Macro blues overshadow crude oil
This post is a guest contribution by Dian Chu, market analyst, trader and author of the Economic Forecasts and Opinions blog.
Crude oil has been trading within the range of $75-$80 for the fourth consecutive week, with investors now focusing on a slowing economy and rising inventories in the United States, one of the top two oil consumers in the world.
However, the latest data indications from these two areas are not at all encouraging, and I will discuss some of them in the following sections.
Even more troubling …
A refinery utilization of 90.6%, close to the three-year high of 91.5% hit the week before.
A recovering 4-week average gasoline demand of 9.632 million b/d, just about 282.000 b/d lower than the all-time high of 9.681 million b/d in July 2007 (Fig. 1).
50% OPEC quota compliance
Although the extra OPEC production does not appear to have negatively impacted the price of oil yet, it is one of the major contributing factors to the rising stocks (Fig. 2).
Of course, one quarter of less than 3% growth post-crisis does not look too bad on its own. Nevertheless, considering the U.S. GDP went from 5% (revised down) in Q4 2009, to 3.7% in Q1 and 2.4% in Q2, a worrisome downward trend emerges − the economy is supposed to be getting stronger, instead of this fast deceleration seen in the past three quarters.
Labor market and consumer blues
The national unemployment rate is hovering close to 10%. With that, workers have no pricing power, are constantly stressed over job security and thus becoming thrifty. This is reflected in the rising consumer savings rate − 6.2% in Q2 − and the meager 1.6% year-over-year wage and salary increase in Q2 for all workers within the private industry.

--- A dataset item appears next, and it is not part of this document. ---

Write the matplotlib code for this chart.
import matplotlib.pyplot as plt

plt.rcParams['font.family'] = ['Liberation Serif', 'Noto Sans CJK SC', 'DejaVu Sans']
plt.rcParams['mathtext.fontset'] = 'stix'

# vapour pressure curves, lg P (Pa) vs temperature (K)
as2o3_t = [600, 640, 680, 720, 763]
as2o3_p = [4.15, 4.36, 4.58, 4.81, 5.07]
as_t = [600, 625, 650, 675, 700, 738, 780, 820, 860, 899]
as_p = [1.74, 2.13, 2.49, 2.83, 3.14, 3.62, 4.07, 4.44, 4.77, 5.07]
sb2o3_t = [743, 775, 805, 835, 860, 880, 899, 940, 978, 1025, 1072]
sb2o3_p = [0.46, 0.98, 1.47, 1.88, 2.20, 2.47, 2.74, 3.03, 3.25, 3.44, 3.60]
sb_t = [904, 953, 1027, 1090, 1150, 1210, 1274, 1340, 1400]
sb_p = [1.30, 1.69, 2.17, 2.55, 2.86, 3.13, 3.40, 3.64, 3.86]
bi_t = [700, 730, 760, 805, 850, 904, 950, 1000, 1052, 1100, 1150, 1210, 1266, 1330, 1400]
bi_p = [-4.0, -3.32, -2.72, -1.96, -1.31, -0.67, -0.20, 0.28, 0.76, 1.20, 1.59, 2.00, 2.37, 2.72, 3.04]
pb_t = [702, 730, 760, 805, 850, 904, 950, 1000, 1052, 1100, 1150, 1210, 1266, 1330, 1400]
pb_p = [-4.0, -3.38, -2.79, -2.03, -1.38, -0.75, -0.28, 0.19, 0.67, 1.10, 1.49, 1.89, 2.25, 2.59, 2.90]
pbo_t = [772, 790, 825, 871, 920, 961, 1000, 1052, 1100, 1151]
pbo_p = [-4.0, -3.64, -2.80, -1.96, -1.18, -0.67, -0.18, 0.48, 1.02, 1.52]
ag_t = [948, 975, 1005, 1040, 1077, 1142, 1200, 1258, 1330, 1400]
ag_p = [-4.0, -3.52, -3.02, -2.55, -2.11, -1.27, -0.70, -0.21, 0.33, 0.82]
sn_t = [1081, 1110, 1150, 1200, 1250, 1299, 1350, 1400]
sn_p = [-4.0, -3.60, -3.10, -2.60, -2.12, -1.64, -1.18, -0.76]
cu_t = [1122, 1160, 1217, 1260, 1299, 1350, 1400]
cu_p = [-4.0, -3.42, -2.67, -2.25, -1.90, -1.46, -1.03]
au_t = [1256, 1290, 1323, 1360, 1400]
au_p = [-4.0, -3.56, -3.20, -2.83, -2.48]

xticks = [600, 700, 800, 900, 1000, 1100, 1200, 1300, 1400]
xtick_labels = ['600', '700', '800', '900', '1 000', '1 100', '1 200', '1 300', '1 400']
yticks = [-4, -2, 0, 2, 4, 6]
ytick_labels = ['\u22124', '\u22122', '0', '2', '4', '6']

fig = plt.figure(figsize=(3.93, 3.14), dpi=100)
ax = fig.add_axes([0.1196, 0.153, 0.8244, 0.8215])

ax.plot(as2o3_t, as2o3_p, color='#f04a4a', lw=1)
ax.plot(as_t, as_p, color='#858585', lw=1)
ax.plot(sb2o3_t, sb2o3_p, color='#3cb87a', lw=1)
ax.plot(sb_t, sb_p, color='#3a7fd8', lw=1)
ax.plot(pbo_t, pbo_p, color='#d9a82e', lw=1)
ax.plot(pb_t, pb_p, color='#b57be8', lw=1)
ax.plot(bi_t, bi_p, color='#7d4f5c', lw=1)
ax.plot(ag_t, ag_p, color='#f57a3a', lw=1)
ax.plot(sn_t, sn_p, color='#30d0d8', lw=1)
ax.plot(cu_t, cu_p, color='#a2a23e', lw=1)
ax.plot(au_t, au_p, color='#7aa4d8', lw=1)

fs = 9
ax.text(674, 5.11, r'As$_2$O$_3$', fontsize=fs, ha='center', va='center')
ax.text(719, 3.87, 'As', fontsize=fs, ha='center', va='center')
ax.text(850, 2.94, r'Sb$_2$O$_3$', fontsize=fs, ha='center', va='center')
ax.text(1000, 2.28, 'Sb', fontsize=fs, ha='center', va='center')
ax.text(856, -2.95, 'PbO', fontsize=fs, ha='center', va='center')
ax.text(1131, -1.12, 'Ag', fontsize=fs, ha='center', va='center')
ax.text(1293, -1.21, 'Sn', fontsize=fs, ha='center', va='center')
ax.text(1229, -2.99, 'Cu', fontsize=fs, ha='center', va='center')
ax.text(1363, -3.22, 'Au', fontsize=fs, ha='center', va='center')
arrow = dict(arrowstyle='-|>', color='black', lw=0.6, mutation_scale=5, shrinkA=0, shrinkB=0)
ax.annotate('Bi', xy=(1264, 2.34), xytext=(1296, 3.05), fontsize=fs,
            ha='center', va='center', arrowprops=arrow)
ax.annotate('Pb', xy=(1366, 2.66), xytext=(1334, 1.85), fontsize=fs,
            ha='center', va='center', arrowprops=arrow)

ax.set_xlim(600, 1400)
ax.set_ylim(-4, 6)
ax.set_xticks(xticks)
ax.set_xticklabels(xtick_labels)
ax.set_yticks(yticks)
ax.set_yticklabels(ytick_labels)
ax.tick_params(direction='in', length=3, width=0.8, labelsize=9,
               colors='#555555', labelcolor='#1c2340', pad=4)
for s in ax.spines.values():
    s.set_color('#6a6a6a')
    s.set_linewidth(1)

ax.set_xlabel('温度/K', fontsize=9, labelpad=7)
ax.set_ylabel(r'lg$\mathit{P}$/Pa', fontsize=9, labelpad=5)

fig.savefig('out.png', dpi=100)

On the other hand, companies, faced with high uncertainty in the economy and government policy, are reluctant to hire full time and rely primarily on “streamlining” and holding down headcount to boost profits.
Now, according to a Bloomberg survey, many economists are expecting unemployment to rise in July with the continuing cooling in the manufacturing and services sectors. This trend will likely keep a lid on household spending in the near to medium term.

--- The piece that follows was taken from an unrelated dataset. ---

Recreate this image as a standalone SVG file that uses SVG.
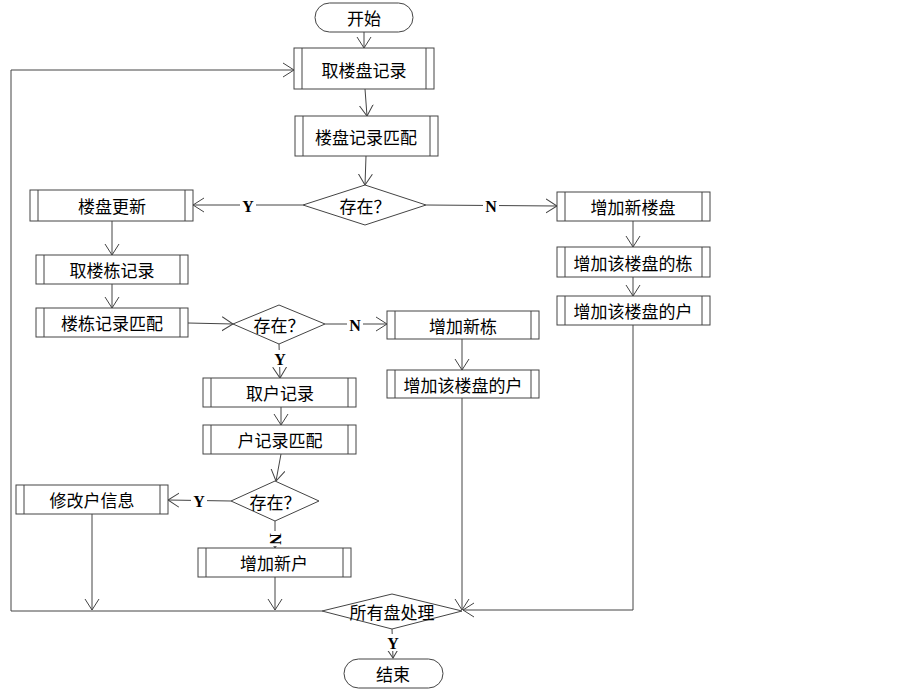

In June, new-home sales were 330,000 units, the second lowest on record, while new Fannie and Freddie foreclosures increased sharply− up 21% in June from May.

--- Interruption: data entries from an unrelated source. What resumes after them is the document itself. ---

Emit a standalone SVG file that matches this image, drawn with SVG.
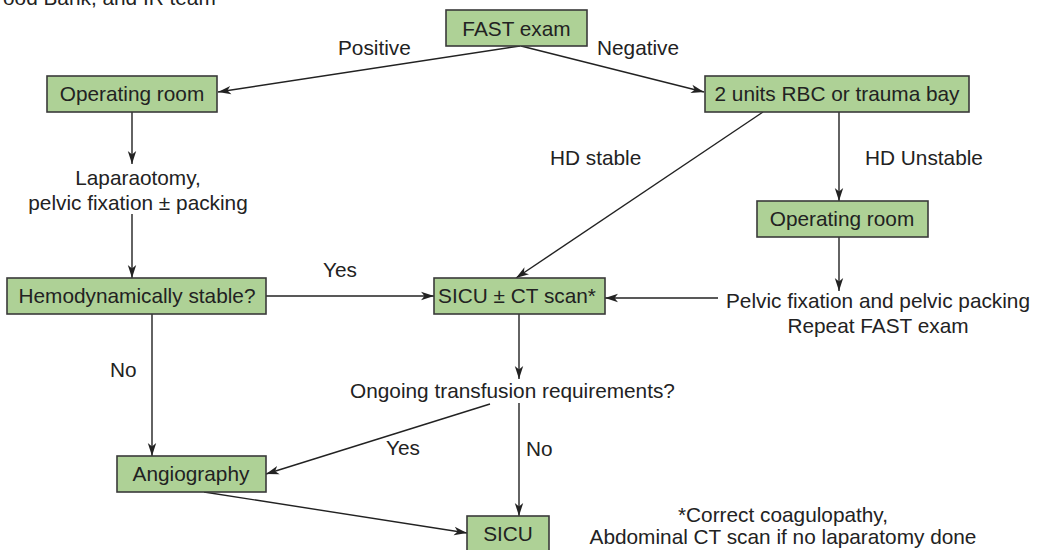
<svg xmlns="http://www.w3.org/2000/svg" width="1037" height="550" viewBox="0 0 1037 550">
<defs>
<style>
text{font-family:"Liberation Sans",Arial,Helvetica,sans-serif;font-size:20.8px;fill:#222}
.c{text-anchor:middle}
.box{fill:#aed196;stroke:#3a3a3a;stroke-width:1.6}
.ln{stroke:#222;stroke-width:1.4;fill:none}
.ar{marker-end:url(#ah)}
</style>
<marker id="ah" markerUnits="userSpaceOnUse" markerWidth="14" markerHeight="10" refX="13" refY="5" orient="auto">
<path d="M0,0.8 L13,5 L0,9.2 L3.5,5 Z" fill="#222"/>
</marker>
</defs>
<rect width="1037" height="550" fill="#fff"/>
<text x="3" y="5">ood Bank, and IR team</text>
<g id="connectors">
<line class="ln ar" x1="520" y1="46" x2="218" y2="92"/>
<line class="ln ar" x1="521" y1="46" x2="704" y2="92"/>
<line class="ln ar" x1="132" y1="112" x2="132" y2="164"/>
<line class="ln ar" x1="132" y1="214" x2="132" y2="278"/>
<line class="ln ar" x1="266" y1="296" x2="434" y2="296"/>
<line class="ln ar" x1="763" y1="112" x2="516" y2="278"/>
<line class="ln ar" x1="839" y1="112" x2="839" y2="201"/>
<line class="ln ar" x1="839" y1="237" x2="839" y2="291"/>
<line class="ln ar" x1="718" y1="298" x2="605" y2="298"/>
<line class="ln ar" x1="519" y1="314" x2="519" y2="379"/>
<line class="ln ar" x1="490" y1="404" x2="266" y2="474"/>
<line class="ln ar" x1="519" y1="403" x2="519" y2="516"/>
<line class="ln ar" x1="152" y1="314" x2="152" y2="456"/>
<line class="ln ar" x1="204" y1="492" x2="467" y2="533"/>
<text x="338" y="55">Positive</text>
<text x="597" y="55">Negative</text>
<text x="550" y="165">HD stable</text>
<text x="865" y="165">HD Unstable</text>
<text x="323" y="277">Yes</text>
<text x="110" y="377">No</text>
<text x="386" y="455">Yes</text>
<text x="526" y="456">No</text>
</g>
<g id="fast"><rect class="box" x="446" y="10" width="141" height="36"/><text class="c" x="516.5" y="35.5">FAST exam</text></g>
<g id="or-left"><rect class="box" x="47" y="76" width="170" height="36"/><text class="c" x="132" y="101">Operating room</text></g>
<g id="rbc"><rect class="box" x="705" y="76" width="264" height="36"/><text class="c" x="837" y="101">2 units RBC or trauma bay</text></g>
<g id="laparotomy"><text class="c" x="138" y="185">Laparaotomy,</text><text class="c" x="138" y="210">pelvic fixation ± packing</text></g>
<g id="or-right"><rect class="box" x="757" y="201" width="171" height="36"/><text class="c" x="842" y="226">Operating room</text></g>
<g id="pelvic"><text class="c" x="878" y="308">Pelvic fixation and pelvic packing</text><text class="c" x="878" y="333">Repeat FAST exam</text></g>
<g id="hemo"><rect class="box" x="7" y="278" width="259" height="36"/><text class="c" x="137" y="303">Hemodynamically stable?</text></g>
<g id="sicu-ct"><rect class="box" x="434" y="278" width="171" height="36"/><text class="c" x="517" y="303">SICU ± CT scan*</text></g>
<g id="ongoing"><text class="c" x="512.5" y="398">Ongoing transfusion requirements?</text></g>
<g id="angio"><rect class="box" x="117" y="456" width="149" height="36"/><text class="c" x="191" y="481">Angiography</text></g>
<g id="sicu"><rect class="box" x="467" y="516" width="82" height="36"/><text class="c" x="508" y="541">SICU</text></g>
<g id="footnote"><text class="c" x="783" y="522">*Correct coagulopathy,</text><text class="c" x="783" y="544">Abdominal CT scan if no laparatomy done</text></g>
</svg>
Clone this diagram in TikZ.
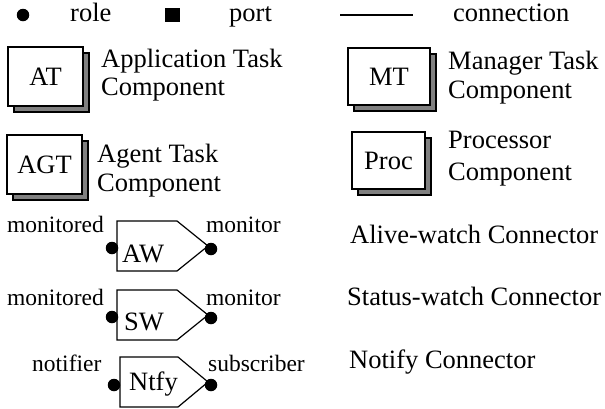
\documentclass[tikz,border=0pt]{standalone}
\usepackage{fontspec}
\setmainfont{Liberation Serif}
\usetikzlibrary{shadows}
\definecolor{shadowgray}{gray}{0.5}
\tikzset{
  txt/.style={inner sep=0pt, anchor=base west, font=\fontsize{26.5}{28}\selectfont},
  rolelbl/.style={inner sep=0pt, anchor=base west, font=\fontsize{23.5}{26}\selectfont},
  comp/.style={draw, line width=1.2pt, fill=white, rectangle, inner sep=0pt,
    font=\fontsize{26.5}{28}\selectfont,
    copy shadow={shadow xshift=6pt, shadow yshift=-6pt, fill=shadowgray, draw=black, line width=1.2pt}},
  roledot/.style={circle, fill=black, inner sep=0pt, minimum size=12.5pt},
  portsq/.style={rectangle, fill=black, inner sep=0pt, minimum width=15pt, minimum height=14pt},
  connshape/.style={draw, line width=1.2pt, line join=miter, fill=white},
  connlbl/.style={inner sep=0pt, anchor=base west, font=\fontsize{26.5}{28}\selectfont},
}
\begin{document}
\begin{tikzpicture}[x=1pt, y=-1pt]
\useasboundingbox (0,0) rectangle (605,408);

% legend row
\node[roledot] (roleDot) at (23,15) {};
\node[txt] (roleTxt) at (70,21) {role};
\node[portsq] (portSq) at (172.5,15) {};
\node[txt] (portTxt) at (229,21) {port};
\coordinate (lineL) at (340,15);
\coordinate (lineR) at (413,15);
\draw[line width=1.2pt] (lineL) -- (lineR);
\node[txt] (connTxt) at (453,21) {connection};

% components
\node[comp, minimum width=75pt, minimum height=59pt] (at) at (45.5,76.5) {AT};
\node[txt] (atL1) at (101,67) {Application Task};
\node[txt] (atL2) at (101,95) {Component};

\node[comp, minimum width=82pt, minimum height=57pt] (mt) at (389,76.5) {MT};
\node[txt] (mtL1) at (448,69) {Manager Task};
\node[txt] (mtL2) at (448,98) {Component};

\node[comp, minimum width=75pt, minimum height=59pt] (agt) at (44.5,164.5) {AGT};
\node[txt] (agtL1) at (97,162) {Agent Task};
\node[txt] (agtL2) at (97,191) {Component};

\node[comp, minimum width=73pt, minimum height=57pt] (proc) at (388.5,160.5) {Proc};
\node[txt] (procL1) at (448,148) {Processor};
\node[txt] (procL2) at (448,180) {Component};

% alive-watch connector
\draw[connshape] (117,221) -- (177,221) -- (208,246) -- (177,271) -- (117,271) -- cycle;
\node[connlbl] (aw) at (122,262) {AW};
\node[roledot] (awIn) at (112,248) {};
\node[roledot] (awOut) at (211,249) {};
\node[rolelbl] (awInTxt) at (7,232) {monitored};
\node[rolelbl] (awOutTxt) at (206,232) {monitor};
\node[txt] (awDesc) at (350,243) {Alive-watch Connector};

% status-watch connector
\draw[connshape] (117,290) -- (177,290) -- (208,315) -- (177,340) -- (117,340) -- cycle;
\node[connlbl] (sw) at (124,330) {SW};
\node[roledot] (swIn) at (112,317) {};
\node[roledot] (swOut) at (211,318) {};
\node[rolelbl] (swInTxt) at (7,305) {monitored};
\node[rolelbl] (swOutTxt) at (206,305) {monitor};
\node[txt] (swDesc) at (347,305) {Status-watch Connector};

% notify connector
\draw[connshape] (120,357) -- (178,357) -- (208,382) -- (178,407) -- (120,407) -- cycle;
\node[connlbl] (ntfy) at (129,390) {Ntfy};
\node[roledot] (ntfyIn) at (114,385) {};
\node[roledot] (ntfyOut) at (211,385) {};
\node[rolelbl] (ntfyInTxt) at (32,371) {notifier};
\node[rolelbl] (ntfyOutTxt) at (208,371) {subscriber};
\node[txt] (ntfyDesc) at (349,368) {Notify Connector};
\end{tikzpicture}
\end{document}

With the expiration of first-time buyer credit, and 25% of the nation’s mortgages underwater, a further fall in home values and more delinquencies/defaults could significantly increase the risk of a double dip in the real estate sector, with the second half of 2010 being the most critical period.
However, billions of TARP infusion and guaranteed profits from the Fed’s almost free money have failed to incentivize banks to increase lending. Instead, banks are hoarding cash to shore up their capitals for more future bad loans and/or seeking higher returns through equities and commodities vs. lending.
A WSJ analysis of the 19 biggest TARP recipient banks published in April concluded that:
“Excluding mortgage refinancings, consumer lending dropped by about one-third between October and February. Commercial lending slumped by about 40% over that period, the data indicate.”
One indicator with more significant crude oil demand implication is that China’s manufacturing (PMI) grew at the slowest pace in 17 months in July.
A synchronized global slowdown
At the same time, the United States is undergoing a longer-than-expected deflationary cycle insufficient for meaningful job creation and true demand growth. This also increases the odds of another recession in the U.S.
With the U.S. summer driving season basically over for this year and a slowdown in China, crude oil is expected to be under increasing pressure through the rest of the year, unless there are new strong indications that the U.S. economy has truly turned the corner.
Nevertheless, as the world’s reliance on fossil fuel will remain at 46% by 2050 (IEA projection), any price drop should provide investors with a good level to get into long positions.